INSTALLAZIONE DEL C.D. CAPTATORE INFORMATICO NEI DISPOSITIVI ELETTRONICI PORTATILI E NUOVO MODELLO DI CRIMINALITÀ ORGANIZZATA

A cura dell’Avv. Mario Antinucci

Le Sezioni Unite penali, con una sentenza destinata a suscitare non pochi dubbi e perplessità, hanno dato una risposta affermativa al quesito concernente la legittimità o meno delle intercettazioni “tra presenti” eseguite a mezzo di “captatore informatico” installato in un dispositivo portatile, nell’ambito di attività investigativa svolta in  relazione a procedimenti per delitti di criminalità organizzata: e ciò, a prescindere dalla preventiva individuazione ed indicazione dei luoghi in cui la captazione deve essere espletata. In tal caso esplica, infatti, la sua efficacia la norma speciale derogatrice di cui all’art.  13 del decreto-legge n.  152 del 1991 (convertito dalla legge n. 203/91), a condizione che il giudice, nell’ autorizzare le particolari intercettazioni di comunicazioni “tra presenti” oggi rese possibili dall’uso dei “captatori informatici“,  motivi adeguatamente le proprie determinazioni.

E’ stato così enunciato il seguente principio di diritto: “Limitatamente ai procedimenti per delitti di criminalità organizzata, è consentita l’intercettazione di conversazioni comunicazioni tra presenti – mediante l’installazione di un ‘ceptatore informatico’  in dispositivi elettronici portatili (ad es.,  personal computer,  tablet,  smartphone, ecc.)  –  anche nei luoghi di privata dimora ex  art. 614  cod.  pen.,  pure non singolarmente individuati e anche se ivi non si stia svolgendo l’attività  criminosa”.
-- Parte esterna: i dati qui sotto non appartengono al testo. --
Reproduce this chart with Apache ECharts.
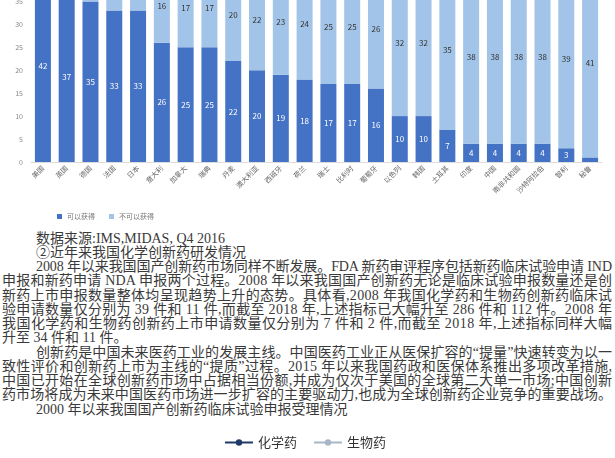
<!DOCTYPE html>
<html>
<head>
<meta charset="utf-8">
<script src="https://cdn.jsdelivr.net/npm/echarts@6.0.0/dist/echarts.min.js"></script>
<style>
  html, body { margin: 0; padding: 0; background: #fff; }
  body { width: 615px; height: 458px; position: relative; overflow: hidden; }
  #barChart { position: absolute; left: 0; top: -48px; width: 615px; height: 273px; }
  #legendChart { position: absolute; left: 0; top: 425px; width: 615px; height: 30px; }
  .txt {
    position: absolute; white-space: nowrap; height: 15px;
    font-family: 'Liberation Serif', 'Noto Sans CJK SC', serif;
    font-size: 14px; line-height: 15px; color: #3a3a3a;
  }
  .txt span { display: inline-block; }
</style>
</head>
<body>
<div id="barChart"></div>
<div id="text"></div>
<div id="legendChart"></div>
<script>
// bar chart data
const countries = ['美国', '英国', '德国', '法国', '日本', '意大利', '加拿大', '瑞典', '丹麦', '澳大利亚', '西班牙', '荷兰',
  '瑞士', '比利时', '葡萄牙', '以色列', '韩国', '土耳其', '印度', '中国', '南非共和国', '沙特阿拉伯', '智利', '秘鲁']
const availableCounts = [42, 37, 35, 33, 33, 26, 25, 25, 22, 20, 19, 18, 17, 17, 16, 10, 10, 7, 4, 4, 4, 4, 3, 1]
const unavailableCounts = [0, 5, 7, 9, 9, 16, 17, 17, 20, 22, 23, 24, 25, 25, 26, 32, 32, 35, 38, 38, 38, 38, 39, 41]
const barSeriesNames = ['可以获得', '不可以获得']

// line chart legend (the chart itself is below the page)
const drugTypes = ['化学药', '生物药']

// text lines of the page: [text, indent, justified]
const textLines = [
  ['数据来源:IMS,MIDAS, Q4 2016', true, false],
  ['②近年来我国化学创新药研发情况', true, false],
  ['2008 年以来我国国产创新药市场同样不断发展。FDA 新药审评程序包括新药临床试验申请 IND', true, true],
  ['申报和新药申请 NDA 申报两个过程。2008 年以来我国国产创新药无论是临床试验申报数量还是创', false, true],
  ['新药上市申报数量整体均呈现趋势上升的态势。具体看,2008 年我国化学药和生物药创新药临床试', false, true],
  ['验申请数量仅分别为 39 件和 11 件,而截至 2018 年,上述指标已大幅升至 286 件和 112 件。2008 年', false, true],
  ['我国化学药和生物药创新药上市申请数量仅分别为 7 件和 2 件,而截至 2018 年,上述指标同样大幅', false, true],
  ['升至 34 件和 11 件。', false, false],
  ['创新药是中国未来医药工业的发展主线。中国医药工业正从医保扩容的“提量”快速转变为以一', true, true],
  ['致性评价和创新药上市为主线的“提质”过程。2015 年以来我国药政和医保体系推出多项改革措施,', false, true],
  ['中国已开始在全球创新药市场中占据相当份额,并成为仅次于美国的全球第二大单一市场;中国创新', false, true],
  ['药市场将成为未来中国医药市场进一步扩容的主要驱动力,也成为全球创新药企业竞争的重要战场。', false, true],
  ['2000 年以来我国国产创新药临床试验申报受理情况', true, false],
]

const textBox = document.getElementById('text')
textLines.forEach(([line, indent, justify], i) => {
  const div = document.createElement('div')
  div.className = 'txt'
  div.style.left = (indent ? 36 : 2) + 'px'
  div.style.top = (230.5 + i * 14.25) + 'px'
  const span = document.createElement('span')
  span.textContent = line
  div.appendChild(span)
  if (justify) span.dataset.width = indent ? 576 : 610
  textBox.appendChild(div)
})

const fitLines = () => {
  document.querySelectorAll('.txt span[data-width]').forEach((span) => {
    span.style.letterSpacing = '0px'
    const w = span.getBoundingClientRect().width
    const n = span.textContent.length
    span.style.letterSpacing = ((Number(span.dataset.width) - w) / (n - 1)) + 'px'
  })
}
fitLines()
if (document.fonts) document.fonts.ready.then(fitLines)

const barChart = echarts.init(document.getElementById('barChart'))
const hideSmall = (p) => (p.value >= 2 ? p.value : '')

barChart.setOption({
  animation: false,
  textStyle: {
    fontFamily: 'Noto Sans CJK SC',
  },
  legend: {
    left: 52,
    top: 256,
    itemWidth: 5,
    itemHeight: 5,
    itemGap: 14,
    icon: 'rect',
    textStyle: {
      fontSize: 7,
      color: '#777',
    },
    data: barSeriesNames,
  },
  grid: {
    left: 31,
    right: 13,
    top: 0,
    bottom: 63,
  },
  xAxis: {
    type: 'category',
    data: countries,
    axisTick: { show: false },
    axisLine: {
      lineStyle: { color: '#dcdcdc' },
    },
    axisLabel: {
      rotate: 45,
      interval: 0,
      fontSize: 7,
      margin: 5,
      color: '#666',
    },
  },
  yAxis: {
    type: 'value',
    min: 0,
    max: 45,
    interval: 5,
    splitLine: { show: false },
    axisLine: { show: false },
    axisTick: { show: false },
    axisLabel: {
      fontSize: 7,
      margin: 8,
      color: '#888',
    },
  },
  series: [ {
    name: barSeriesNames[0],
    type: 'bar',
    stack: 'total',
    barWidth: 16,
    itemStyle: { color: '#4472C4' },
    label: {
      show: true,
      position: 'inside',
      fontSize: 8,
      color: '#fff',
      formatter: hideSmall,
    },
    data: availableCounts,
  }, {
    name: barSeriesNames[1],
    type: 'bar',
    stack: 'total',
    barWidth: 16,
    itemStyle: { color: '#A2C4E8' },
    label: {
      show: true,
      position: 'inside',
      fontSize: 8,
      color: '#333',
      formatter: hideSmall,
    },
    data: unavailableCounts,
  } ],
})

const legendChart = echarts.init(document.getElementById('legendChart'))
legendChart.setOption({
  animation: false,
  legend: {
    left: 219,
    top: 6,
    itemWidth: 28,
    itemHeight: 8,
    itemGap: 16,
    textStyle: {
      fontFamily: 'Noto Sans CJK SC',
      fontSize: 13,
      color: '#333',
    },
    data: drugTypes,
  },
  grid: { left: 0, right: 0, top: 0, bottom: 0 },
  xAxis: { type: 'category', show: false, data: [] },
  yAxis: { type: 'value', show: false },
  series: [ {
    name: drugTypes[0],
    type: 'line',
    symbol: 'circle',
    symbolSize: 5,
    itemStyle: { color: '#1F3A68' },
    lineStyle: { width: 2, color: '#1F3A68' },
    data: [],
  }, {
    name: drugTypes[1],
    type: 'line',
    symbol: 'circle',
    symbolSize: 4,
    itemStyle: { color: '#A9B6C8' },
    lineStyle: { width: 1.5, color: '#A9B6C8' },
    data: [],
  } ],
})
</script>
</body>
</html>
Le Sezioni Unite Scurato,  all’esito dell’analisi del complesso e variegato panorama offerto dalla giurisprudenza e dalla dottrina circa la nozione di “criminalità organizzata“, confermano quella precisata con la richiamata decisione delle Sezioni Unite, perché consente di cogliere l’essenza di un delitto di “criminalità organizzata” e nel contempo di ricomprendere tutti i suoi molteplici aspetti, nell’ottica riconducibile alla ratio che ha ispirato gli interventi del legislatore in materia, tesi a contrastare nel modo più efficace quei reati che – per la struttura organizzativa che presuppongono e per le finalità perseguite – costituiscono fenomeni di elevata pericolosità sociale. Principio confermato ancora di recente dalle Sezioni Unite, le quali hanno affermato che per procedimento di criminalità organizzata deve intendersi «quello che ha ad oggetto una qualsiasi fattispecie caratterizzata da una stabile organizzazione programmaticamente orientata alla commissione di più reati» (Sez.  Un., n.  37501 del  15/07/2010,  Donadio,  Rv.247994).

Quanto alla nozione di reati di criminalità organizzata è stato dunque enunciato il seguente principio di diritto:

“Per reati di criminalità organizzata devono intendersi non quelli elencati nell’art. 51, commi 3-bis e 3-quater, cod. proc. pen., ma anche quelli comunque facenti capo a un’ associazione per delinquere, ex art. 416 cod. pen., correlata alle attività criminose più diverse, con esclusione del mero concorso di persone nel reato”.